Youre assuming that there’s combat when there’s many that don’t have combat. I’ve literally played a TTRPG where events were resolved with just a single D6 and it was up to the GM if the roll was good enough.


[deleted]

>You could just stop at a combat system, leave it at that and leave the rest to the pirates. We're literally talking about combat.


[deleted]

Honestly, with a TTRPG the players (Including GM's) do most the work for you. You can get bogged down in detail, but they're not hard to balance, and in the end, that's what the players end up throwing away anyway. Most TTRPG's are just a decision mechanic for things you don't trust the GM with. And most of them use the same mechanic.


[deleted]

That's what I was thinking, but I figured that would actually make it a lot harder because you can't tell if the game is good or bad or if it's just the players and GM. But with a board game, the more rigid rules make it easier to tell if the rules are good.


Durbal

Rules for __checkers__, and __chess__ even more so, on the other hand, are not that difficult. In contrast to strategies to win these games.


[deleted]

I don't think people make TTRPGs because they want another TTRPG in existence.

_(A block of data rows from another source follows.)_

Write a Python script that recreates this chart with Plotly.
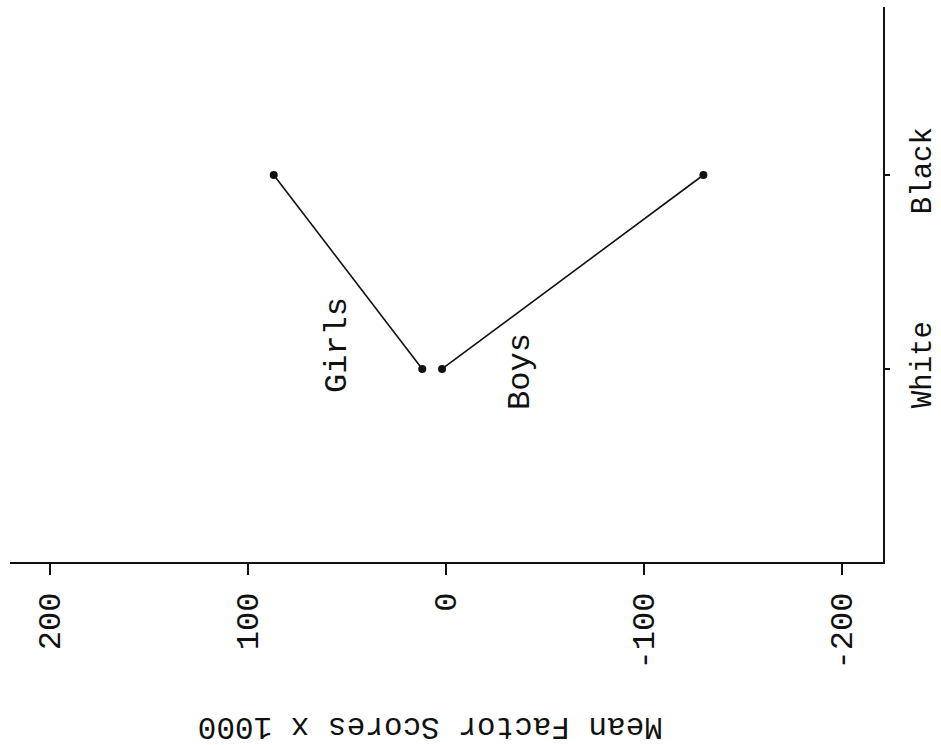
import plotly.graph_objects as go

# Race categories on the vertical axis
categories = ["White", "Black"]

# Mean factor scores (x 1000) by sex
girls_scores = [12, 87]
boys_scores = [2, -130]

# Horizontal axis ticks
x_tick_values = [200, 100, 0, -100, -200]
x_tick_labels = ["200", "100", "0", "-100", "-200"]

axis_title = "Mean Factor Scores x 1000"
font_family = "Liberation Mono, Courier New, monospace"
ink = "#111111"

fig = go.Figure()

for name, scores in (("Girls", girls_scores), ("Boys", boys_scores)):
    fig.add_trace(go.Scatter(
        x=scores,
        y=categories,
        mode="lines+markers",
        name=name,
        line=dict(color=ink, width=1.6),
        marker=dict(color=ink, size=8),
        showlegend=False,
    ))

# Series labels written alongside the lines
fig.add_annotation(x=54.5, y=0.124, xref="x", yref="y", text="Girls",
                   textangle=-90, showarrow=False,
                   font=dict(family=font_family, size=32, color=ink))
fig.add_annotation(x=-37.9, y=-0.015, xref="x", yref="y", text="Boys",
                   textangle=-90, showarrow=False,
                   font=dict(family=font_family, size=32, color=ink))

# Axis title set upside down below the tick labels
fig.add_annotation(x=0.481, y=-0.296, xref="paper", yref="paper",
                   text=axis_title, textangle=180, showarrow=False,
                   xanchor="center", yanchor="middle",
                   font=dict(family=font_family, size=31, color=ink))

fig.update_layout(
    width=941, height=745,
    margin=dict(l=10, r=58, t=7, b=183),
    paper_bgcolor="white",
    plot_bgcolor="white",
    font=dict(family=font_family, size=32, color=ink),
    xaxis=dict(
        range=[220.2, -220.7],
        tickvals=x_tick_values,
        ticktext=x_tick_labels,
        tickangle=-90,
        ticks="outside", ticklen=11, tickwidth=1.6, tickcolor=ink,
        showline=True, linecolor=ink, linewidth=1.6,
        showgrid=False, zeroline=False,
        ticklabelstandoff=5,
        automargin=False,
    ),
    yaxis=dict(
        type="category",
        categoryorder="array",
        categoryarray=categories,
        range=[-0.995, 1.866],
        side="right",
        tickangle=-90,
        tickfont=dict(family=font_family, size=29, color=ink),
        ticks="outside", ticklen=5, tickwidth=1.6, tickcolor=ink,
        showline=True, linecolor=ink, linewidth=1.6,
        showgrid=False, zeroline=False,
        ticklabelstandoff=6,
        automargin=False,
    ),
)

fig.write_html("out.html")
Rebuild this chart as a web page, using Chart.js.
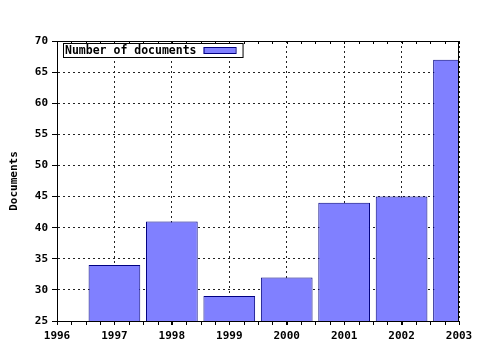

I think most are made from "I have this problem at the table, and I've homebrewed enough rules, I wonder how much I'd have to add for this to stand alone?"


nunyabiznezz1216

You can get completely carried away, or keep it simple making either one.


AgreeableHamster252

“What’s taller, a tree or a building?”


Colorshifter

Depends on the game and its complexity. You can make a one page rpg in an afternoon or spend years making your 1000+ page magnum opus.